The coal company Cloud Peak Energy filed a stockholder rights plan, more commonly known as a poison pill provision, with the Securities and Exchange Commission this week. It's a way of protecting management from a hostile takeover from a new investor.
Without concrete language stating that, it mirrors the language used in a similar filing by J.C. Penney in 2013. The company's board began a strategic alternatives review at the end of last year, showing a willingness to sell off major assets, including the company itself.
Clark Williams-Derry, the director of energy finance for the Sightline Institute, a sustainability think-tank, said the provision protects the struggling Cloud Peak from an investor coming in and altering the company's trajectory.
"I could imagine the total value of the company is so low that maybe one of its competitors would step in and say, 'Okay, we're going to buy shares of Cloud Peak and use that to start to try to reduce production,'" Williams-Derry said.

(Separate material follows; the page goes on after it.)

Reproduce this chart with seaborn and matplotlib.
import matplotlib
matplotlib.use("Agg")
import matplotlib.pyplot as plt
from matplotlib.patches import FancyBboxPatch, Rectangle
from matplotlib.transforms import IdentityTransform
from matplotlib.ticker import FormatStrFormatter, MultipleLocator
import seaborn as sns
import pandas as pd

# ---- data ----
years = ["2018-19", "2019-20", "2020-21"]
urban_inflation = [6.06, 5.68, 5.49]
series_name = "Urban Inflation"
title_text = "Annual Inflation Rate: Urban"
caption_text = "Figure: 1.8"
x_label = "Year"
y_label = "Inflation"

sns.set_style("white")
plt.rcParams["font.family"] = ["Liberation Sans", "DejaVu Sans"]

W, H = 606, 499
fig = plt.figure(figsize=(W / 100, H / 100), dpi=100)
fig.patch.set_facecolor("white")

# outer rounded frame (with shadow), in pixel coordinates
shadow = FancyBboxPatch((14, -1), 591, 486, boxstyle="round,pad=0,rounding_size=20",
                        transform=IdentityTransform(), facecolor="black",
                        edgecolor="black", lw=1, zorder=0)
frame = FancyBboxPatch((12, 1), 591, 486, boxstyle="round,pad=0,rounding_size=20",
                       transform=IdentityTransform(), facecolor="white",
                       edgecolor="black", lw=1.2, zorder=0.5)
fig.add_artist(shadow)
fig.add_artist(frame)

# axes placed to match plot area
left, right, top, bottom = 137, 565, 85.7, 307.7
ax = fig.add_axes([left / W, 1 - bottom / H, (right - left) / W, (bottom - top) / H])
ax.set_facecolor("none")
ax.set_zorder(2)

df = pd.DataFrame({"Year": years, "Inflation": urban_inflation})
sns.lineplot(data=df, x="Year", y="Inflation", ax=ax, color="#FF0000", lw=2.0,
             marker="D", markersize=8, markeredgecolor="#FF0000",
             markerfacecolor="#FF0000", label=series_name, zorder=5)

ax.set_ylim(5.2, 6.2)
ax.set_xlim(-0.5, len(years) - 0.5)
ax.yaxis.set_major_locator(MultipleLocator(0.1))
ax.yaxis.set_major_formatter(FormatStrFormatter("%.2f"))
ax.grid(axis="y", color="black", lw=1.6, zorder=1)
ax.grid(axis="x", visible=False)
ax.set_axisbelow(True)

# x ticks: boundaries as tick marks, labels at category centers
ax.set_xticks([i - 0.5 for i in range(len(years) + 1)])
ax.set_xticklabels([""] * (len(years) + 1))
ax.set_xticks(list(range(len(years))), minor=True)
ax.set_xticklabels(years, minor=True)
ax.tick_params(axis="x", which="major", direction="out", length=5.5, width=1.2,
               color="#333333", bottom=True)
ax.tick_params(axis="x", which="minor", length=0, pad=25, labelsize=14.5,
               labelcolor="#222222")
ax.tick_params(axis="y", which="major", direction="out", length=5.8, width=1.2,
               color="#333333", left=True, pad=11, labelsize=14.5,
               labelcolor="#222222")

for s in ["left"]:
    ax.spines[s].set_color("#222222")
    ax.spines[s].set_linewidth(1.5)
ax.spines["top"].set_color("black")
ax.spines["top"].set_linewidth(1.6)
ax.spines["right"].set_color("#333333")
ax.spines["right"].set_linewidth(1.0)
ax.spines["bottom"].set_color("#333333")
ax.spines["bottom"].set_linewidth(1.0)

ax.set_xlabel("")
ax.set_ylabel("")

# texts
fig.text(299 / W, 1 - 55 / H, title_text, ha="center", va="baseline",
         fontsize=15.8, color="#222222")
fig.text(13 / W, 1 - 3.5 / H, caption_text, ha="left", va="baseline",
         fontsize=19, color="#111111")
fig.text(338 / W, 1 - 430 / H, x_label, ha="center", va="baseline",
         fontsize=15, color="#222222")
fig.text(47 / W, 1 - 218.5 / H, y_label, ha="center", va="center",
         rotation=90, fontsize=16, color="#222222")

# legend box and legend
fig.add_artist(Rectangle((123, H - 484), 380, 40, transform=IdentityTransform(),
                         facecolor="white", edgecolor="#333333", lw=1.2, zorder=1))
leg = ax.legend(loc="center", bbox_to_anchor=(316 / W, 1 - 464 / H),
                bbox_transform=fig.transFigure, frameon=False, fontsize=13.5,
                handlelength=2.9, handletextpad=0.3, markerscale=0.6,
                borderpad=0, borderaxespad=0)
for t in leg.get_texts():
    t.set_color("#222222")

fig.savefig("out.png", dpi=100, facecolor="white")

He said it's likely a precautionary measure and not in response to a specific threat, though the company did not respond to clarify. But it is a sign of financial distress, according to Williams-Derry.
"Most companies don't have to worry about this sort of thing. A company with a good business doesn't have to worry about some investor stepping in and trying to mess things up for the company," Williams-Derry said.
Cloud Peak's stock could be kicked off the New York Stock Exchange in the coming months after prolonged share prices under one dollar.